Alleine zu melken ist so schön!
Susi Kahlo
Zum Teil ist Ida auch bei Michaels Eltern. Das nahe Zusammenleben ist nicht immer einfach, trotzdem ist Susi dankbar für die Unterstützung ihrer Schwiegereltern. Denn so hat sie auch mal Zeit für sich, die sie gerne für Instagram nutzt, um ihre Arbeit als Herdenmanagerin und ihr Wissen zu teilen (
susi_herdenmanagerin).
Gemeinsam leben und arbeiten
Weil es Familie und eben keine Angestellten sind, musste Susi Kahlo vor allem lernen, „auch mal ihren Mund zu halten”. „Es geht nicht immer mit dem Kopf durch die Wand, manchmal muss man zurückstecken, dann gehen andere Dinge vor”, weiß sie heute. Man arbeitet nicht nur zusammen, sondern lebt zusammen als Familie, da gehören Kompromisse dazu. „Ich bin Perfektionistin, vor allem im Kuhstall. Das ist bestimmt nicht immer einfach mit mir, aber ich weiß, dass sich alle Mühe geben”, fährt sie fort.

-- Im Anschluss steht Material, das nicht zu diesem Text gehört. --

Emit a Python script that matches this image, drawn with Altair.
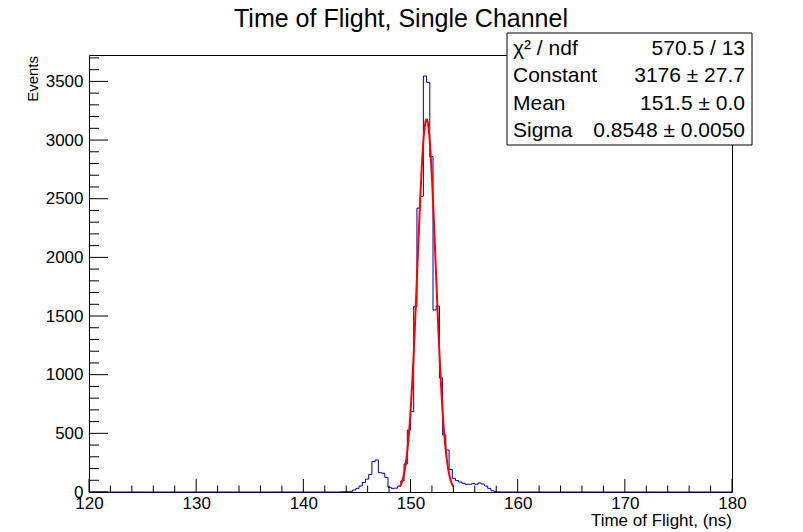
import altair as alt
import pandas as pd

FONT = "Liberation Sans"

# ---------------- data ----------------
x_min, x_max = 120.0, 180.0
bin_width = 0.3
n_bins = 200
first_bin = 78  # index of first listed bin (143.4 ns)
counts = [1, 2, 3, 6, 17, 31, 51, 80, 110, 150,
          259, 273, 165, 160, 125, 40, 31, 33, 50, 95,
          240, 528, 685, 1580, 2420, 2520, 3546, 3492, 2858, 1551,
          1585, 972, 486, 358, 193, 117, 97, 85, 74, 66,
          66, 71, 66, 77, 68, 51, 31, 11, 3, 1]
y_max = 3725

fit_const = 3176.0
fit_mean = 151.5
fit_sigma = 0.8548
fit_lo, fit_hi = 149.0, 154.0

title_text = "Time of Flight, Single Channel"
x_title = "Time of Flight, (ns)"
y_title = "Events"
stat_labels = ["χ² / ndf", "Constant", "Mean", "Sigma"]
stat_values = ["570.5 / 13", "3176 ± 27.7", "151.5 ± 0.0", "0.8548 ± 0.0050"]

x_major = [120, 130, 140, 150, 160, 170, 180]
x_minor = [v for v in range(122, 180, 2) if v % 10 != 0]
y_major = [0, 500, 1000, 1500, 2000, 2500, 3000, 3500]
y_minor = [v for v in range(100, 3800, 100) if v % 500 != 0]

# ---------------- tables ----------------
full = [0] * n_bins
for i, c in enumerate(counts):
    full[first_bin + i] = c
edges = [round(x_min + bin_width * k, 4) for k in range(n_bins + 1)]
hist_df = pd.DataFrame({"x": edges, "n": full + [full[-1]]})

W, H = 643, 437
xs = alt.Scale(domain=[x_min, x_max], nice=False, zero=False)
ys = alt.Scale(domain=[0, y_max], nice=False)

x_axis = alt.Axis(values=x_major, format="d", title=None, ticks=False, tickSize=0,
                  domain=False, grid=False, labelFont=FONT, labelFontSize=17,
                  labelColor="black", labelPadding=3, labelFlush=False,
                  labelOverlap=False)
y_axis = alt.Axis(values=y_major, format="d", title=None, ticks=False, tickSize=0,
                  domain=False, grid=False, labelFont=FONT, labelFontSize=17,
                  labelColor="black", labelPadding=6, labelOverlap=False)

hist = alt.Chart(hist_df).mark_line(
    interpolate="step-after", color="#000099", strokeWidth=1
).encode(
    x=alt.X("x:Q", scale=xs, axis=x_axis),
    y=alt.Y("n:Q", scale=ys, axis=y_axis),
)

fit = alt.Chart(alt.sequence(fit_lo, fit_hi + 0.005, 0.01, as_="x")).transform_calculate(
    n=f"{fit_const}*exp(-0.5*pow((datum.x-{fit_mean})/{fit_sigma},2))"
).mark_line(color="#ff0000", strokeWidth=2).encode(
    x=alt.X("x:Q", scale=xs),
    y=alt.Y("n:Q", scale=ys),
)

ymaj = alt.Chart(pd.DataFrame({"n": y_major})).mark_rule(color="black", strokeWidth=1).encode(
    y=alt.Y("n:Q", scale=ys), x=alt.value(0), x2=alt.value(19))
ymin = alt.Chart(pd.DataFrame({"n": y_minor})).mark_rule(color="black", strokeWidth=1).encode(
    y=alt.Y("n:Q", scale=ys), x=alt.value(0), x2=alt.value(10))
xmaj = alt.Chart(pd.DataFrame({"x": x_major})).mark_rule(color="black", strokeWidth=1).encode(
    x=alt.X("x:Q", scale=xs), y=alt.value(H), y2=alt.value(H - 13))
xmin = alt.Chart(pd.DataFrame({"x": x_minor})).mark_rule(color="black", strokeWidth=1).encode(
    x=alt.X("x:Q", scale=xs), y=alt.value(H), y2=alt.value(H - 6.5))

# stats box
box = alt.Chart(pd.DataFrame({"a": [0]})).mark_rect(
    fill="white", stroke="black", strokeWidth=1
).encode(x=alt.value(418), x2=alt.value(663), y=alt.value(-22), y2=alt.value(90))

stats_df = pd.DataFrame({"label": stat_labels, "value": stat_values, "row": [0, 1, 2, 3]})
stat_lab = alt.Chart(stats_df).transform_calculate(py="-6 + datum.row * 27.3").mark_text(
    align="left", baseline="middle", font=FONT, fontSize=21, color="black"
).encode(x=alt.value(424), y=alt.Y("py:Q", scale=None), text="label:N")
stat_val = alt.Chart(stats_df).transform_calculate(py="-6 + datum.row * 27.3").mark_text(
    align="right", baseline="middle", font=FONT, fontSize=21, color="black"
).encode(x=alt.value(656), y=alt.Y("py:Q", scale=None), text="value:N")

ytitle = alt.Chart(pd.DataFrame({"t": [y_title]})).mark_text(
    align="right", baseline="middle", angle=270, font=FONT, fontSize=15, color="black"
).encode(x=alt.value(-56), y=alt.value(1), text="t:N")
xtitle = alt.Chart(pd.DataFrame({"t": [x_title]})).mark_text(
    align="right", baseline="middle", font=FONT, fontSize=17, color="black"
).encode(x=alt.value(W), y=alt.value(466), text="t:N")
title = alt.Chart(pd.DataFrame({"t": [title_text]})).mark_text(
    align="center", baseline="alphabetic", font=FONT, fontSize=25, color="black"
).encode(x=alt.value(312), y=alt.value(-28), text="t:N")

chart = alt.layer(
    hist, fit, ymaj, ymin, xmaj, xmin, box, stat_lab, stat_val, ytitle, xtitle, title
).properties(
    width=W, height=H,
    autosize=alt.AutoSizeParams(type="none"),
    padding={"left": 81, "top": 47, "right": 63, "bottom": 40},
    background="white",
).configure_view(stroke="black", strokeWidth=1)

chart.save("out.html", embed_options={"renderer": "svg", "actions": False})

Heute ist es auch meine Verantwortung, dass es wirtschaftlich rund läuft.
Susi Kahlo
Auch das Thema Geld ist im Familienbetrieb ein anderes. „Heute achte ich schon deutlich mehr auf die Ausgaben, früher musste ich mir darum weniger Gedanken machen”, schildert Susi. „Jetzt liegt es auch in meiner Verantwortung, dass der Betrieb wirtschaftlich rund läuft.” Sie macht die Arbeit für sich und ihre Familie – nicht der Chef erntet die Lorbeeren, sondern sie selbst.

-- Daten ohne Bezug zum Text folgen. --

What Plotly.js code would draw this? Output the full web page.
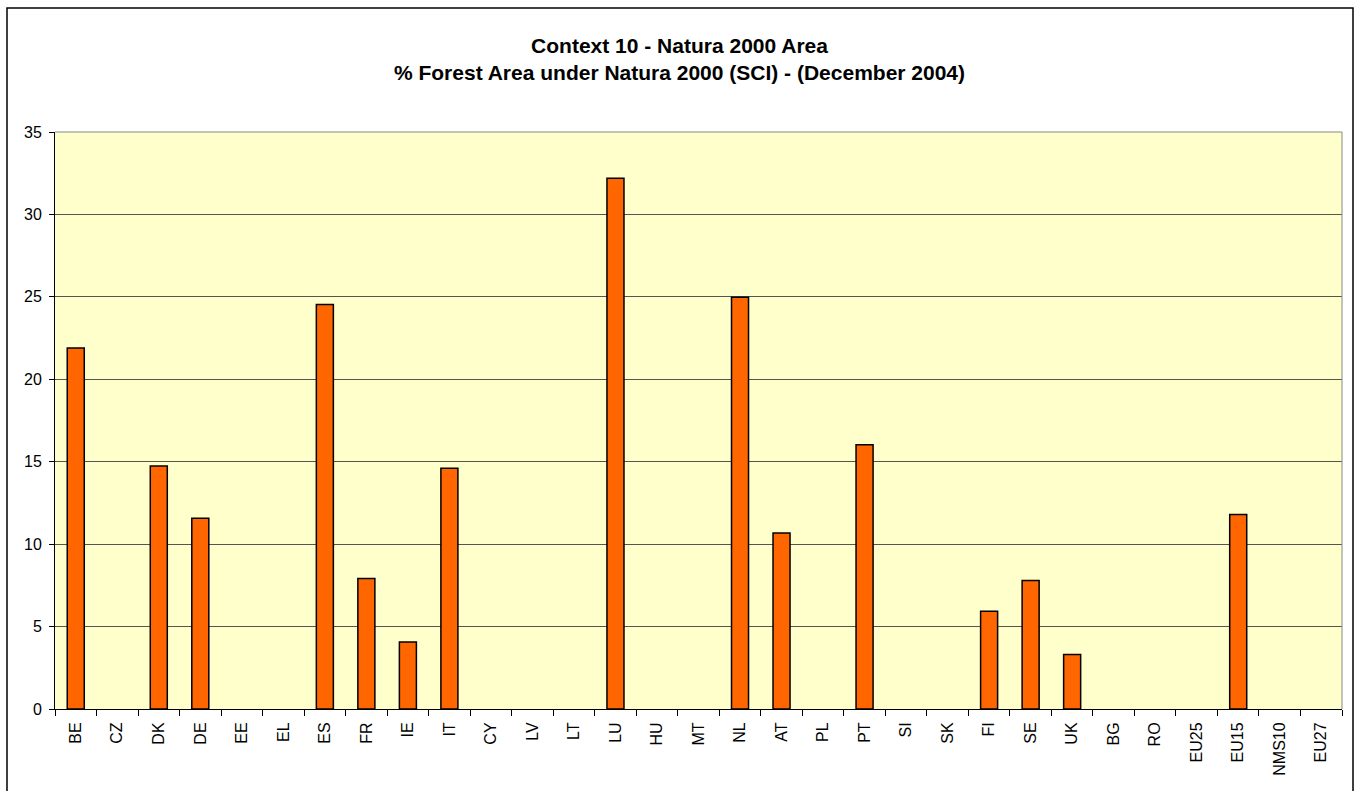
<!DOCTYPE html>
<html>
<head>
<meta charset="utf-8">
<script src="https://cdn.plot.ly/plotly-3.0.1.min.js"></script>
<style>html,body{margin:0;padding:0;background:#fff;}#chart{width:1359px;height:791px;}</style>
</head>
<body>
<div id="chart"></div>
<script>
const categories = ["BE","CZ","DK","DE","EE","EL","ES","FR","IE","IT","CY","LV","LT","LU","HU","MT","NL","AT","PL","PT","SI","SK","FI","SE","UK","BG","RO","EU25","EU15","NMS10","EU27"];
const values = [21.9,null,14.74,11.57,null,null,24.54,7.92,4.06,14.6,null,null,null,32.2,null,null,24.97,10.67,null,16.03,null,null,5.93,7.8,3.3,null,null,null,11.8,null,null];
const yTicks = [0,5,10,15,20,25,30,35];
const titleLine1 = "Context 10 - Natura 2000 Area";
const titleLine2 = "% Forest Area under Natura 2000 (SCI) - (December 2004)";

const trace = {
  type: 'bar',
  x: categories,
  y: values,
  marker: {color: '#FF6600', line: {color: '#000000', width: 1.5}},
  hoverinfo: 'x+y'
};

const layout = {
  width: 1359, height: 791,
  paper_bgcolor: '#ffffff',
  plot_bgcolor: '#FFFFCC',
  margin: {l: 55, r: 17, t: 132, b: 82, pad: 0},
  bargap: 0.59,
  showlegend: false,
  font: {family: 'Arial, "Liberation Sans", sans-serif', color: '#000'},
  title: {
    text: '<b>' + titleLine1 + '</b><br><b>' + titleLine2 + '</b>',
    font: {size: 21, color: '#000'},
    x: 0.5, xanchor: 'center',
    yref: 'container', y: 1 - 53/791, yanchor: 'middle'
  },
  xaxis: {
    type: 'category',
    tickangle: -90,
    tickfont: {size: 16},
    ticks: 'outside', ticklen: 6, tickcolor: '#000', tickwidth: 1,
    tickson: 'boundaries',
    ticklabelstandoff: 6,
    showline: true, linecolor: '#000', linewidth: 1,
    showgrid: false, zeroline: false, fixedrange: true
  },
  yaxis: {
    range: [0, 35],
    tickvals: yTicks,
    tickfont: {size: 16},
    ticks: 'outside', ticklen: 5, tickcolor: '#000',
    ticklabelstandoff: 4,
    showline: true, linecolor: '#000', linewidth: 1,
    showgrid: true, gridcolor: '#555555', gridwidth: 1,
    zeroline: false, fixedrange: true
  },
  shapes: [
    {type: 'line', xref: 'paper', yref: 'paper', x0: 1, x1: 1, y0: 0, y1: 1, line: {color: '#888', width: 1}},
    {type: 'line', xref: 'paper', yref: 'paper', x0: 0, x1: 1, y0: 1, y1: 1, line: {color: '#888', width: 1}},
    {type: 'rect', xref: 'paper', yref: 'paper',
     x0: -48/1287, x1: 1 + 11/1287, y0: -(82+2)/577, y1: 1 + 124/577,
     line: {color: '#000', width: 1.5}, fillcolor: 'rgba(0,0,0,0)'}
  ]
};

Plotly.newPlot('chart', [trace], layout, {displayModeBar: false, staticPlot: true});
</script>
</body>
</html>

„Wenn ich jetzt Lob bekomme, dann von meiner Familie oder meinen Kühen”, sagt sie und zeigt lächelnd auf den leeren Strohstall (ein gutes Zeichen). Familie und Betrieb vollständig zu trennen, ist in ihrer Betriebsgröße unmöglich und für die Herdenmanagerin sowieso: „Ich denke ständig an die Kühe, auch an Weihnachten. Sie gehören einfach zu meinem Leben!”
100 % Kühe!
Ob sich die Herdenmanagerin beruflich etwas anderes vorstellen kann: „Nein! Ich kann und will nur Kühe machen!”. Sie könnte sich aber vorstellen, zukünftig wieder mit förderungsbedürftigen Menschen zu arbeiten, natürlich nur im Zusammenhang mit den Kühen. Auch Direktvermarktung war immer schon ein Traum von Susi Kahlo. Durch die Nähe zur Stadt Bitburg würde sich das sogar anbieten. Aktuell fehlt ihr aber die Zeit, um sich intensiver damit zu beschäftigen.

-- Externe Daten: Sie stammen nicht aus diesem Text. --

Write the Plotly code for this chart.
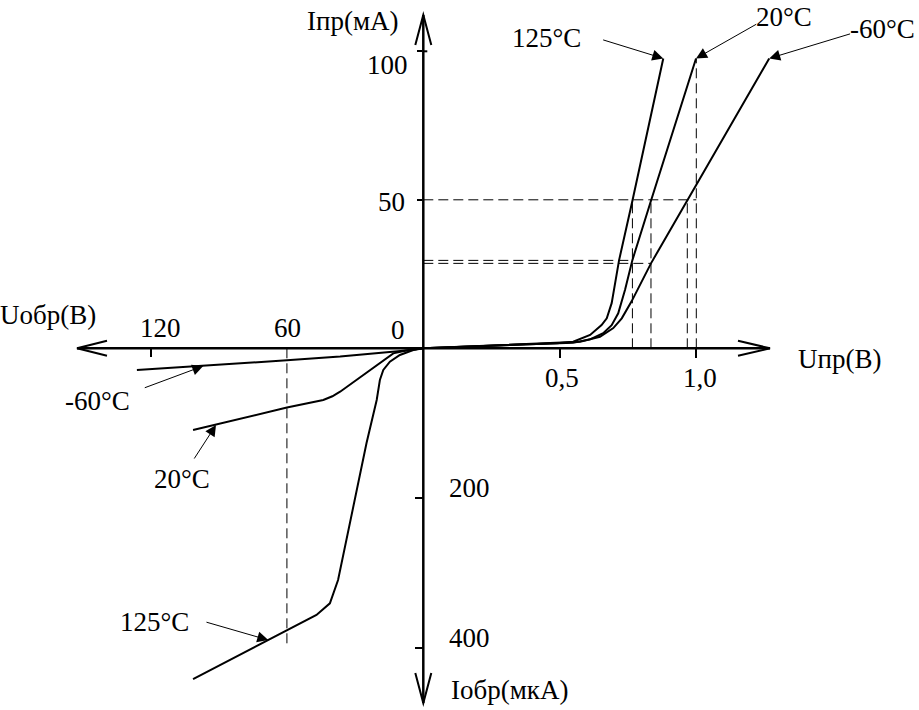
import plotly.graph_objects as go

# ---------------- data ----------------
# Forward branch: U_pr (V), I_pr (mA)
u_fwd_125 = [0, 0.25, 0.49, 0.549, 0.611, 0.653, 0.672, 0.690, 0.717, 0.766, 0.879]
i_fwd_125 = [0, 0.9, 1.7, 2.2, 4.5, 7.8, 10.1, 15.2, 29.6, 49.7, 97.6]
u_fwd_20 = [0, 0.25, 0.49, 0.549, 0.611, 0.659, 0.690, 0.714, 0.739, 0.766, 0.834, 0.999]
i_fwd_20 = [0, 0.9, 1.7, 1.9, 3.0, 5.1, 7.8, 11.8, 19.7, 29.7, 49.7, 97.6]
u_fwd_m60 = [0, 0.25, 0.49, 0.574, 0.647, 0.696, 0.727, 0.763, 0.834, 0.967, 1.267]
i_fwd_m60 = [0, 0.9, 1.7, 2.2, 3.9, 6.8, 10.1, 15.8, 28.6, 49.7, 97.6]

# Reverse branch: U_obr (V), I_obr (uA)
u_rev_125 = [0, 4.4, 10.3, 14.7, 17.6, 19.1, 20.5, 25, 37.5, 41.1, 47, 68.2, 101.3]
i_rev_125 = [0, 2.3, 8.9, 17.9, 28.9, 42.3, 68.9, 126.7, 309, 340, 355.6, 389, 441]
u_rev_20 = [0, 4, 8, 13.2, 20, 28, 36.6, 40, 44, 60, 101.3]
i_rev_20 = [0, 1.3, 3.2, 6.7, 21.6, 39, 57.9, 64, 68.9, 79, 109]
u_rev_m60 = [0, 10, 36.6, 60, 126]
i_rev_m60 = [0, 3.5, 11, 16, 29]

# guide (dashed) lines
fwd_levels_i = [50, 29.6, 28.6]          # mA
fwd_levels_u_end = [1.0, 0.766, 0.834]   # V
fwd_marks_u = [0.766, 0.834, 0.967, 1.0]
fwd_marks_i_top = [50, 50, 50, 97.6]
rev_mark_u = 60
rev_mark_i = 400

fwd_u_ticks = [0.5, 1.0]
fwd_u_labels = ["0,5", "1,0"]
fwd_i_ticks = [50, 100]
fwd_i_labels = ["50", "100"]
rev_u_ticks = [120]
rev_u_labels = ["120", "60"]
rev_i_ticks = [200, 400]
rev_i_labels = ["200", "400"]

temps = ["125°C", "20°C", "-60°C"]

# ---------------- geometry helpers (pixels -> paper) ----------------
W, H = 919, 710
OX, OY = 423.3, 348.3
PX = lambda x: x / W
PY = lambda y: 1 - y / H

FONT = "Liberation Serif, Times New Roman, serif"
FS = 27

fig = go.Figure()
line_style = dict(color="black", width=2)
dash_style = dict(color="black", width=1, dash="10px,5px")

# curves
for u, i in [(u_fwd_125, i_fwd_125), (u_fwd_20, i_fwd_20), (u_fwd_m60, i_fwd_m60)]:
    fig.add_trace(go.Scatter(x=u, y=i, mode="lines", line=line_style, xaxis="x", yaxis="y"))
for u, i in [(u_rev_125, i_rev_125), (u_rev_20, i_rev_20), (u_rev_m60, i_rev_m60)]:
    fig.add_trace(go.Scatter(x=u, y=i, mode="lines", line=line_style, xaxis="x2", yaxis="y2"))

# dashed guides
for lvl, uend in zip(fwd_levels_i, fwd_levels_u_end):
    fig.add_trace(go.Scatter(x=[0, uend], y=[lvl, lvl], mode="lines", line=dash_style, xaxis="x", yaxis="y"))
for u, itop in zip(fwd_marks_u, fwd_marks_i_top):
    fig.add_trace(go.Scatter(x=[u, u], y=[0, itop], mode="lines", line=dash_style, xaxis="x", yaxis="y"))
fig.add_trace(go.Scatter(x=[rev_mark_u, rev_mark_u], y=[0, rev_mark_i], mode="lines", line=dash_style,
                         xaxis="x2", yaxis="y2"))

# axes lines and open arrowheads (decoration, pixel based)
shapes = []
ax_line = dict(color="black", width=2.5)
shapes.append(dict(type="line", xref="paper", yref="paper", x0=PX(77), y0=PY(OY), x1=PX(770), y1=PY(OY), line=ax_line))
shapes.append(dict(type="line", xref="paper", yref="paper", x0=PX(OX), y0=PY(15), x1=PX(OX), y1=PY(703), line=ax_line))
arrow_line = dict(color="black", width=2)
def chevron(tx, ty, bx1, by1, bx2, by2):
    shapes.append(dict(type="path", xref="paper", yref="paper",
                       path=f"M {PX(bx1)} {PY(by1)} L {PX(tx)} {PY(ty)} L {PX(bx2)} {PY(by2)}",
                       line=arrow_line))
chevron(770, OY, 738, OY - 7.5, 738, OY + 7.5)
chevron(77, OY, 107, OY - 7.5, 107, OY + 7.5)
chevron(OX, 15, OX - 8, 45, OX + 8, 45)
chevron(OX, 703, OX - 8, 673, OX + 8, 673)
# small crossing part of the 100 tick
shapes.append(dict(type="line", xref="paper", yref="paper", x0=PX(OX), y0=PY(51.3), x1=PX(OX + 4), y1=PY(51.3),
                   line=dict(color="black", width=2)))

annotations = []
def text(t, x, y):
    annotations.append(dict(text=t, x=PX(x), y=PY(y), xref="paper", yref="paper", showarrow=False,
                            xanchor="center", yanchor="middle", font=dict(family=FONT, size=FS, color="black")))

text("Iпр(мА)", 352.5, 21)
text(fwd_i_labels[1], 387, 64.5)
text(fwd_i_labels[0], 391.5, 202.5)
text("0", 398.3, 330)
text(rev_u_labels[0], 160, 328)
text(rev_u_labels[1], 287.5, 328)
text(fwd_u_labels[0], 561.5, 378)
text(fwd_u_labels[1], 700, 378)
text("Uпр(В)", 839, 359)
text("Uобр(В)", 48, 315)
text(rev_i_labels[0], 470, 488)
text(rev_i_labels[1], 470, 638)
text("Iобр(мкА)", 510, 690)
text(temps[0], 546.5, 38)
text(temps[1], 784, 17)
text(temps[2], 882, 29)
text(temps[2], 97.5, 401)
text(temps[1], 181.5, 479)
text(temps[0], 154, 622)

def pointer(x, y, ax, ay, xref, yref):
    annotations.append(dict(text="", x=x, y=y, xref=xref, yref=yref, ax=ax, ay=ay,
                            showarrow=True, arrowhead=2, arrowsize=2.2, arrowwidth=1,
                            arrowcolor="black", standoff=0, startstandoff=0))

pointer(u_fwd_125[-1], i_fwd_125[-1], -61.6, -19, "x", "y")
pointer(u_fwd_20[-1], i_fwd_20[-1], 61.7, -35, "x", "y")
pointer(u_fwd_m60[-1], i_fwd_m60[-1], 82.4, -25, "x", "y")
pointer(96.8, 23.6, -60, 22.3, "x2", "y2")
pointer(91.2, 102.3, -22.7, 35, "x2", "y2")
pointer(68.2, 389, -63.3, -18.3, "x2", "y2")

tick_common = dict(showgrid=False, zeroline=False, showline=False, showticklabels=False,
                   tickcolor="black", tickwidth=2)

fig.update_layout(
    width=W, height=H, autosize=False,
    margin=dict(l=0, r=0, t=0, b=0, pad=0),
    paper_bgcolor="white", plot_bgcolor="rgba(0,0,0,0)",
    showlegend=False,
    xaxis=dict(domain=[PX(OX), 1], range=[0, (W - OX) / 273.0], anchor="y",
               tickvals=fwd_u_ticks, ticks="outside", ticklen=9, **tick_common),
    yaxis=dict(domain=[PY(OY), 1], range=[0, OY / 2.97], anchor="x",
               tickvals=fwd_i_ticks, ticks="outside", ticklen=5, **tick_common),
    xaxis2=dict(domain=[0, PX(OX)], range=[OX / 2.273, 0], anchor="y2", side="top",
                tickvals=rev_u_ticks, ticks="inside", ticklen=9, **tick_common),
    yaxis2=dict(domain=[0, PY(OY)], range=[(H - OY) / 0.75, 0], anchor="x2", side="right",
                tickvals=rev_i_ticks, ticks="inside", ticklen=8, **tick_common),
    shapes=shapes,
    annotations=annotations,
)

fig.write_html("out.html", config={"displayModeBar": False},
               post_script="document.body.style.margin='0';")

Ich kann und will nur Kühe machen!
Susi Kahlo
Mit dem Betrieb weiter wachsen möchten Susi und Michael nicht. „Wir wollen das, was wir haben, richtig gut machen”, so ihr Ziel. Nach dem Kälberbereich möchten sie demnächst auch den Trockensteherbereich umbauen, damit die Kühe dort mehr Platz haben. Beides soll den Weg bereiten, bald die 11.000 kg-Grenze zu knacken!